En guise de boisson, nous demandons courageusement de l’eau du robinet – c’est très tendance dans le Londres post-crise financière. Quelques minutes plus tard, alors que nous nous débattons avec nos beignets, nous ne voyons toujours rien venir. Un verre d’eau s’avérerait pourtant bien utile pour nettoyer la chemise blanche de mon banquier de Prince, toute éclaboussée de sauce Chengdu.
Heureusement, Wendy réapparait :
- Nous ne servons pas d’eau du robinet le vendredi soir.
Ca, c’est une réponse énigmatique.

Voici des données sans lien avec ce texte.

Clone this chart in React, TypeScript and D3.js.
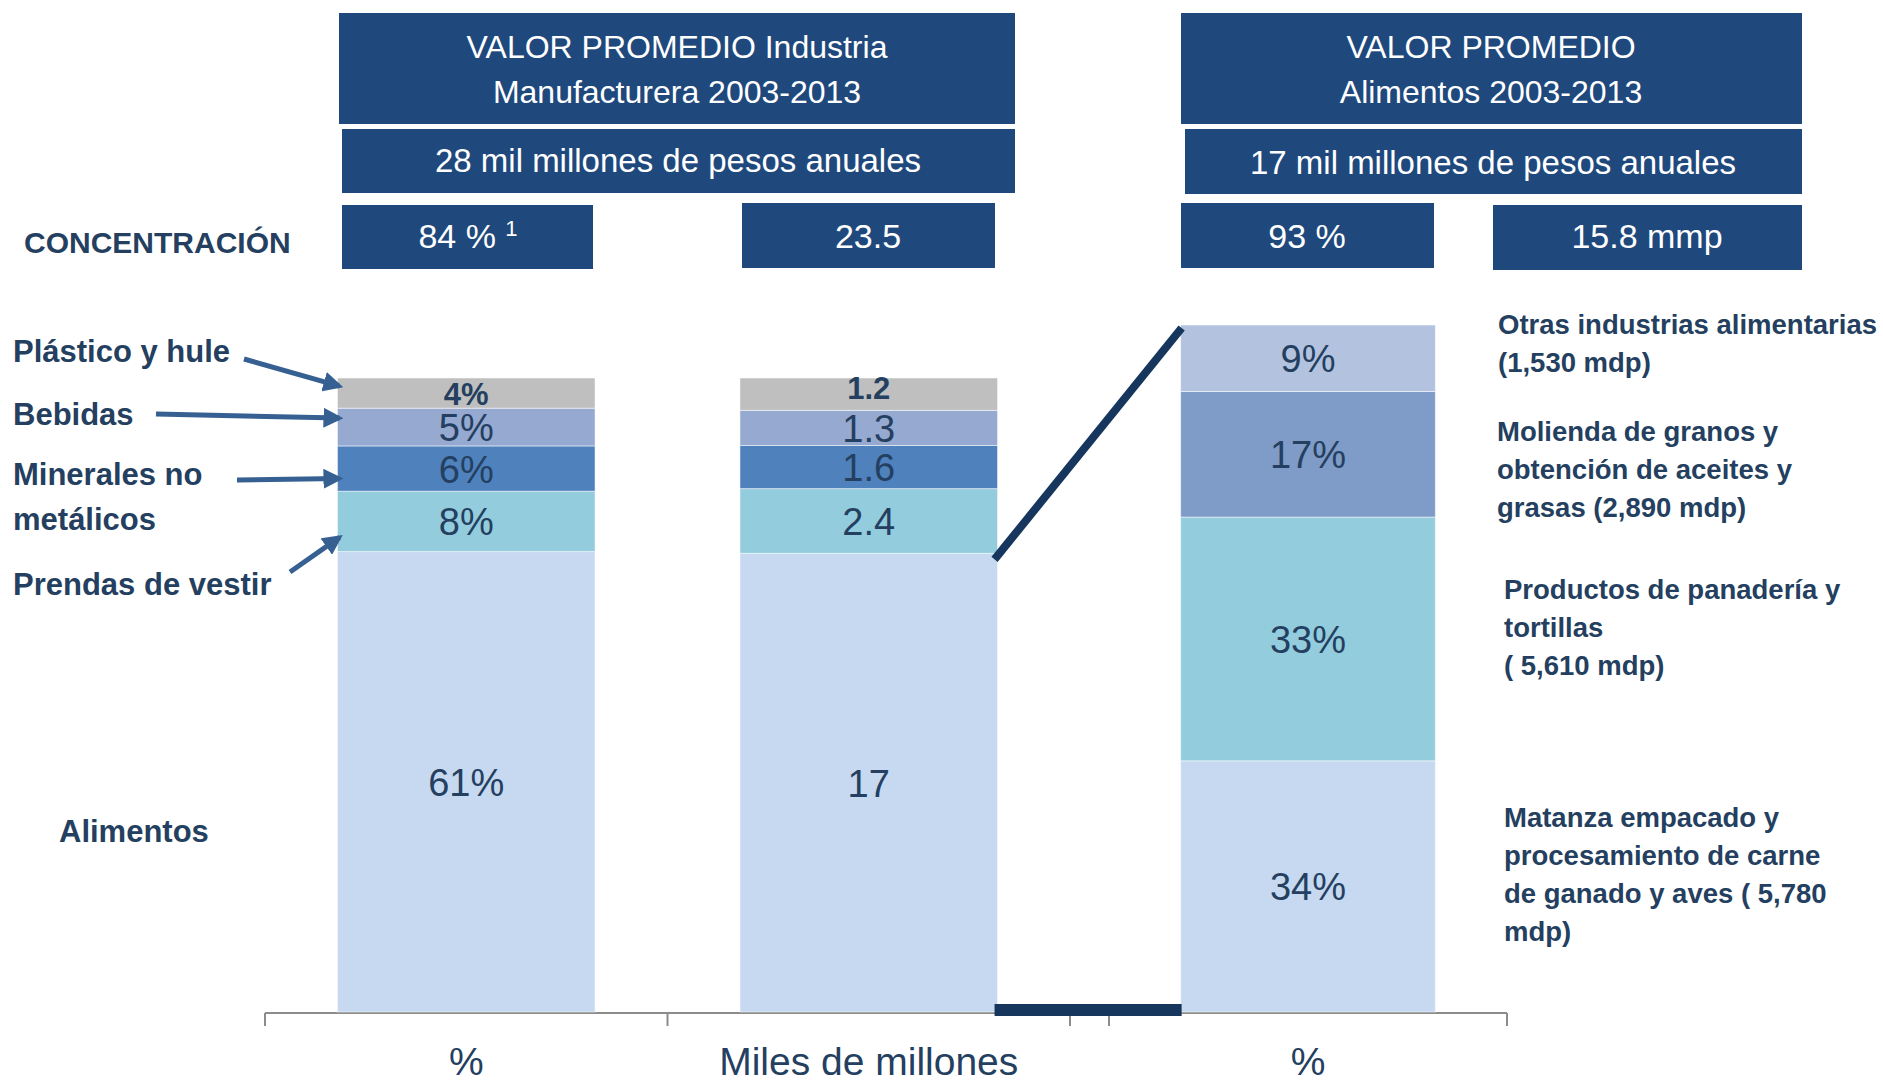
import React from 'react';
import * as d3 from 'd3';

// Industria manufacturera: five biggest branches
const sectors = ['Alimentos', 'Prendas de vestir', 'Minerales no metálicos', 'Bebidas', 'Plástico y hule'];
const sharePct = [61, 8, 6, 5, 4];
const valueMmp = [17, 2.4, 1.6, 1.3, 1.2];
const sectorColors = ['#C6D9F0', '#93CDDD', '#4F81BD', '#95A9D1', '#BFBFBF'];

// Alimentos: four branches
const foodBranches = ['Matanza', 'Panadería', 'Molienda', 'Otras'];
const foodPct = [34, 33, 17, 9];
const foodMdp = [5780, 5610, 2890, 1530];
const foodColors = ['#C6D9F0', '#93CDDD', '#7F9BC7', '#B3C3DF'];

const chart1Cats = ['%', 'Miles de millones'];
const chart2Cats = ['%'];

const W = 1883;
const H = 1084;
const NAVY = '#1F497D';
const INK = '#243F60';
const FONT = "'Liberation Sans', Arial, sans-serif";

const base = 1012;

const x1 = d3.scaleBand<string>().domain(chart1Cats).range([265, 1070]).paddingInner(0.36).paddingOuter(0.18);
const x2 = d3.scaleBand<string>().domain(chart2Cats).range([1109, 1507]).paddingInner(0.36).paddingOuter(0.18);
const y1 = d3.scaleLinear().domain([0, 1]).range([base, 378]);
const y2 = d3.scaleLinear().domain([0, 1]).range([base, 325]);

const rows1 = chart1Cats.map((c, i) => {
  const r: any = { cat: c };
  sectors.forEach((s, j) => { r[s] = i === 0 ? sharePct[j] : valueMmp[j]; });
  return r;
});
const stack1 = d3.stack<any>().keys(sectors).offset(d3.stackOffsetExpand)(rows1);

const row2: any = { cat: '%' };
foodBranches.forEach((b, j) => { row2[b] = foodPct[j]; });
const stack2 = d3.stack<any>().keys(foodBranches).offset(d3.stackOffsetExpand)([row2]);

const fmt = d3.format(',');
const totalPct = d3.sum(sharePct);
const totalMmp = d3.sum(valueMmp);
const foodTotalPct = d3.sum(foodPct);
const foodTotalMmp = d3.format('.1f')(d3.sum(foodMdp) / 1000);

// right side labels (lines, first baseline offset from segment center, x)
const foodLabels = [
  { lines: ['Matanza empacado y', 'procesamiento de carne', `de ganado y aves ( ${fmt(foodMdp[0])}`, 'mdp)'], dy: -59, x: 1504 },
  { lines: ['Productos de panadería y', 'tortillas', `( ${fmt(foodMdp[1])} mdp)`], dy: -40, x: 1504 },
  { lines: ['Molienda de granos y', 'obtención de aceites y', `grasas (${fmt(foodMdp[2])} mdp)`], dy: -13, x: 1497 },
  { lines: ['Otras industrias alimentarias', `(${fmt(foodMdp[3])} mdp)`], dy: -24, x: 1498 },
];

const Box = ({ x0, y0, x1b, y1b, children }: any) => (
  <g>
    <rect x={x0} y={y0} width={x1b - x0} height={y1b - y0} fill={NAVY} />
    {children}
  </g>
);

export default function App() {
  const segMid = (s: any) => (s[0][0] + s[0][1]) / 2;
  const bw1 = x1.bandwidth();
  const bw2 = x2.bandwidth();
  const alimTop = y1(stack1[0][1][1]);
  const bar2Right = (x1('Miles de millones') as number) + bw1;
  const bar3Left = x2('%') as number;

  // arrow targets on the % bar (left annotations)
  const leftBarX = (x1('%') as number) + 2;
  const arrowDefs = [
    { key: 'Plástico y hule', from: [244, 359], dy: -7 },
    { key: 'Bebidas', from: [156, 414], dy: -9 },
    { key: 'Minerales no metálicos', from: [237, 480], dy: 10 },
    { key: 'Prendas de vestir', from: [290, 572], dy: 16 },
  ];
  const topDy = [12, 5];

  return (
    <svg width={W} height={H} style={{ position: 'absolute', left: 0, top: 0, display: 'block', background: '#fff' }} fontFamily={FONT}>
      <defs>
        <marker id="ah" viewBox="0 0 10 10" refX="8" refY="5" markerWidth="4" markerHeight="4" orient="auto">
          <path d="M0,0 L10,5 L0,10 z" fill="#376092" />
        </marker>
      </defs>

      {/* header boxes */}
      <Box x0={339} y0={13} x1b={1015} y1b={124}>
        <text x={677} y={58} fill="#fff" fontSize={32} textAnchor="middle">VALOR PROMEDIO Industria</text>
        <text x={677} y={103} fill="#fff" fontSize={32} textAnchor="middle">Manufacturera 2003-2013</text>
      </Box>
      <Box x0={342} y0={129} x1b={1015} y1b={193}>
        <text x={678} y={172} fill="#fff" fontSize={33} textAnchor="middle">28 mil millones de pesos anuales</text>
      </Box>
      <Box x0={1181} y0={13} x1b={1802} y1b={124}>
        <text x={1491} y={58} fill="#fff" fontSize={32} textAnchor="middle">VALOR PROMEDIO</text>
        <text x={1491} y={103} fill="#fff" fontSize={32} textAnchor="middle">Alimentos 2003-2013</text>
      </Box>
      <Box x0={1185} y0={129} x1b={1802} y1b={194}>
        <text x={1493} y={174} fill="#fff" fontSize={33} textAnchor="middle">17 mil millones de pesos anuales</text>
      </Box>

      <text x={24} y={253} fill={INK} fontSize={30} fontWeight="bold">CONCENTRACIÓN</text>
      <Box x0={342} y0={205} x1b={593} y1b={269}>
        <text x={468} y={248} fill="#fff" fontSize={34} textAnchor="middle">
          {`${totalPct} % `}<tspan fontSize={22} dy={-12}>1</tspan>
        </text>
      </Box>
      <Box x0={742} y0={203} x1b={995} y1b={268}>
        <text x={868} y={248} fill="#fff" fontSize={34} textAnchor="middle">{totalMmp}</text>
      </Box>
      <Box x0={1181} y0={203} x1b={1434} y1b={268}>
        <text x={1307} y={248} fill="#fff" fontSize={34} textAnchor="middle">{`${foodTotalPct} %`}</text>
      </Box>
      <Box x0={1493} y0={205} x1b={1802} y1b={270}>
        <text x={1647} y={248} fill="#fff" fontSize={34} textAnchor="middle">{`${foodTotalMmp} mmp`}</text>
      </Box>

      {/* axis */}
      <g stroke="#8C8C8C" strokeWidth={2} fill="none">
        <line x1={265} x2={1070} y1={base + 1} y2={base + 1} />
        <line x1={1109} x2={1507} y1={base + 1} y2={base + 1} />
        {[265, 1070, 1109, 1507, (x1('Miles de millones') as number) - x1.step() * 0.18].map((t, i) => (
          <line key={i} x1={t} x2={t} y1={base + 1} y2={base + 14} />
        ))}
      </g>

      {/* chart 1 bars */}
      {stack1.map((layer, li) => (
        <g key={layer.key} fill={sectorColors[li]}>
          {layer.map((s: any, bi: number) => (
            <rect key={bi} x={x1(chart1Cats[bi])} y={y1(s[1])} width={bw1} height={y1(s[0]) - y1(s[1])}
              stroke="#fff" strokeOpacity={0.5} strokeWidth={1} />
          ))}
        </g>
      ))}
      {stack1.map((layer, li) =>
        layer.map((s: any, bi: number) => {
          const v = bi === 0 ? `${sharePct[li]}%` : `${valueMmp[li]}`;
          const isTop = li === sectors.length - 1;
          return (
            <text key={`${li}-${bi}`} x={(x1(chart1Cats[bi]) as number) + bw1 / 2} y={y1((s[0] + s[1]) / 2)}
              dy={isTop ? topDy[bi] : 14} textAnchor="middle" fill={INK}
              fontSize={isTop ? 31 : 38} fontWeight={isTop ? 'bold' : 'normal'}>{v}</text>
          );
        })
      )}

      {/* chart 2 bars */}
      {stack2.map((layer, li) => (
        <rect key={layer.key} x={bar3Left} y={y2(layer[0][1])} width={bw2} height={y2(layer[0][0]) - y2(layer[0][1])}
          fill={foodColors[li]} stroke="#fff" strokeOpacity={0.5} strokeWidth={1} />
      ))}
      {stack2.map((layer, li) => (
        <text key={layer.key} x={bar3Left + bw2 / 2} y={y2((layer[0][0] + layer[0][1]) / 2)} dy={14}
          textAnchor="middle" fill={INK} fontSize={38}>{`${foodPct[li]}%`}</text>
      ))}

      {/* zoom connectors */}
      <line x1={bar2Right - 3} y1={alimTop + 6} x2={bar3Left + 1} y2={y2(1) + 3} stroke="#17365D" strokeWidth={8} />
      <line x1={bar2Right - 3} x2={bar3Left + 1} y1={base - 2} y2={base - 2} stroke="#17365D" strokeWidth={12} />

      {/* left annotations */}
      <g fill={INK} fontSize={31} fontWeight="bold">
        <text x={13} y={362}>Plástico y hule</text>
        <text x={13} y={425}>Bebidas</text>
        <text x={13} y={485}>Minerales no</text>
        <text x={13} y={530}>metálicos</text>
        <text x={13} y={595}>Prendas de vestir</text>
        <text x={59} y={842}>Alimentos</text>
      </g>
      {arrowDefs.map(a => {
        const li = sectors.indexOf(a.key);
        const ty = y1(segMid(stack1[li])) + a.dy;
        return (
          <line key={a.key} x1={a.from[0]} y1={a.from[1]} x2={leftBarX} y2={ty}
            stroke="#376092" strokeWidth={5} markerEnd="url(#ah)" />
        );
      })}

      {/* right annotations */}
      {foodLabels.map((l, li) => {
        const cy = y2(segMid(stack2[li]));
        return (
          <text key={li} fill={INK} fontSize={27.5} fontWeight="bold">
            {l.lines.map((t, k) => (
              <tspan key={k} x={l.x} y={cy + l.dy + k * 38}>{t}</tspan>
            ))}
          </text>
        );
      })}

      {/* category labels */}
      {chart1Cats.map(c => (
        <text key={c} x={(x1(c) as number) + bw1 / 2} y={1075} textAnchor="middle" fill={INK} fontSize={39}>{c}</text>
      ))}
      {chart2Cats.map(c => (
        <text key={c} x={(x2(c) as number) + bw2 / 2} y={1075} textAnchor="middle" fill={INK} fontSize={39}>{c}</text>
      ))}
    </svg>
  );
}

Je ne compte pas m’en tenir là.
- Ah bon ? Pourquoi ? Le robinet ne marche pas le vendredi ?
J’ai beau protester pour la forme tandis que Prince s’enfonce dans son siège, rien à faire. Je finis par céder et commander de l’eau plate. Je vous passe l’épisode où, servis par David (un autre prénom typique ?), nos voisins ont, eux, le privilège de boire de l’eau du robinet, je fais un scandale, Wendy engueule David en chinois, et finit par nous retirer nos bouteilles d’eau minérale (sans jamais les remplacer par ces fameux verres d’eau du robinet).
Réjouie par cet accueil chaleureux, je décide de marquer mon mécontentement en payant uniquement en petite monnaie – et quand je dis petite monnaie, je ne plaisante pas : uniquement des pièces de 50, 20, 10 et 2 pence. La réaction de Wendy ne se fait pas attendre. Elle arrive à notre table, alertée par les grands signes de Prince et mon sourire jusqu’aux oreilles, jette un coup d’oeil à la coupelle débordante de monnaie, et lance :
- Nous ne prenons pas les pièces de 2 pence.
- Le vendredi soir uniquement, ou c’est toujours comme ça ?
Notre serveuse a dû apprendre « Comment résoudre un conflit avec un client en dix leçons », car elle répète simplement, mais non moins agressivement :
- Nous ne prenons pas les pièces de 2 pence.
- Ah bon ? Pourquoi ? Ce n’est pas de l’argent ?
Wendy a beau grogner, elle finit par empocher 500 grammes de petite monnaie. Plutôt que de savourer cette petite victoire, nous préférons quitter rapidement les lieux : David vient de jeter nos manteaux sur la table, signe subtil s’il en est que notre présence n’est plus requise.
Finalement, c’est dommage qu’on n’ait pas testé les épinards au gingembre, parce qu’il y a peu de chances qu’on y retourne, à Delicious China.